Enterprises that effectively address their test data challenges benefit from improved: 

1. Response times 

   Provisioning the right data, at the right time, to development and testing teams, improves agility and speeds up time to market for new software builds. 

2. Software quality 

   High-quality test data, coupled with a superior management tool, optimizes the 4 DevOps research and assessment metrics – deployment frequency, lead time for changes, time to restore service, and change failure rate. 

3. Cost efficiencies 

   Test data best practices cut costs by speeding up test data provisioning, balancing resources better, enabling test data versioning, expanding test coverage, preventing test data duplication, providing self-service capabilities, and reducing infrastructure costs.

4. Compliance 

   Using data masking tools and synthetic data generation tools on test data enables companies to comply with data protection regulations (like CPRA, GDPR, and HIPAA), ensures that only authorized personnel have access to real data, and minimizes the impact of a data breach by making any exposed data meaningless to hackers.  

5. Employee experience 

   Copying production databases into staging environments, manually scrubbing, masking, and formatting data is a long, tedious, repetitive process for data engineers. Waiting for the data, using the wrong datasets, dealing with problems related to the test data (e.g., reporting false positives, lacking sufficient test coverage, overriding each other’s test data, etc.) are issues that plague DevOps and QA teams. The right test data management solution improves job satisfaction for data engineers, as well as DevOps and QA teams. 

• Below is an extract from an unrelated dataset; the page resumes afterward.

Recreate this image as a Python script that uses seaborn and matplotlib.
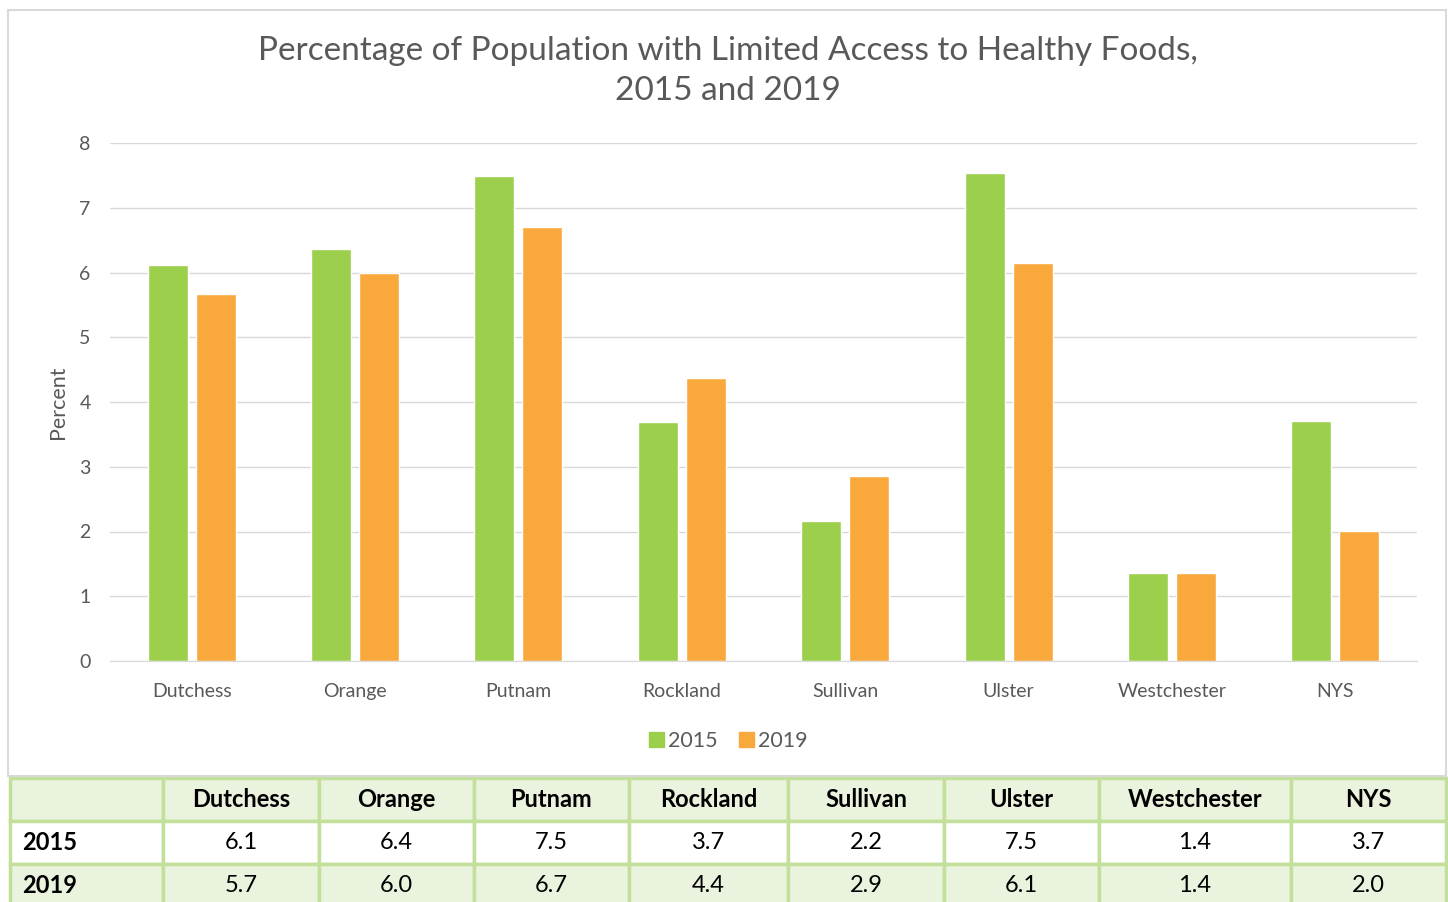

A unique test data management approach ingests and organizes data via business entities (customers, employees, devices, orders, etc.) into a test data store, compressing and masking the data, while maintaining referential integrity. It enables testers to provision compliant test data subsets to their target environments and easily move them from one test environment to another, and from one sprint to the next. 

It covers every phase of the test data management lifecycle:  

1. Defining and sourcing 

   Relevant test data is identified and extracted using a simple, customizable GUI capable of accessing hundreds of relational database technologies, NoSQL sources, legacy mainframes, flat files, and more. 

2. Syncing and refreshing  

   Sync strategies and refresh rates for the test data are applied to each business entity, allowing for full control over the test data. 

3. Segmenting and subsetting 

   With the ability to rapidly segment and subset test data, engineering teams speed up software delivery by eliminating long response times, expanding test coverage, and reducing test failures.  

4. Masking and encrypting 

   With dynamic data masking, the most complex rules can be implemented, simply and consistently across all data. And each business entity is encrypted with a different key for additional protection. 

5. Generating synthetic data 

   When a business entity schema is defined, it also defines a pathway to synthetic data creation. 

6. Provisioning and moving the data 

   Test data management is based on its ability to move data from many sources to many target systems. An entity-based solution executes in-memory, in a distributed environment, so provisioning test data is fast and efficient.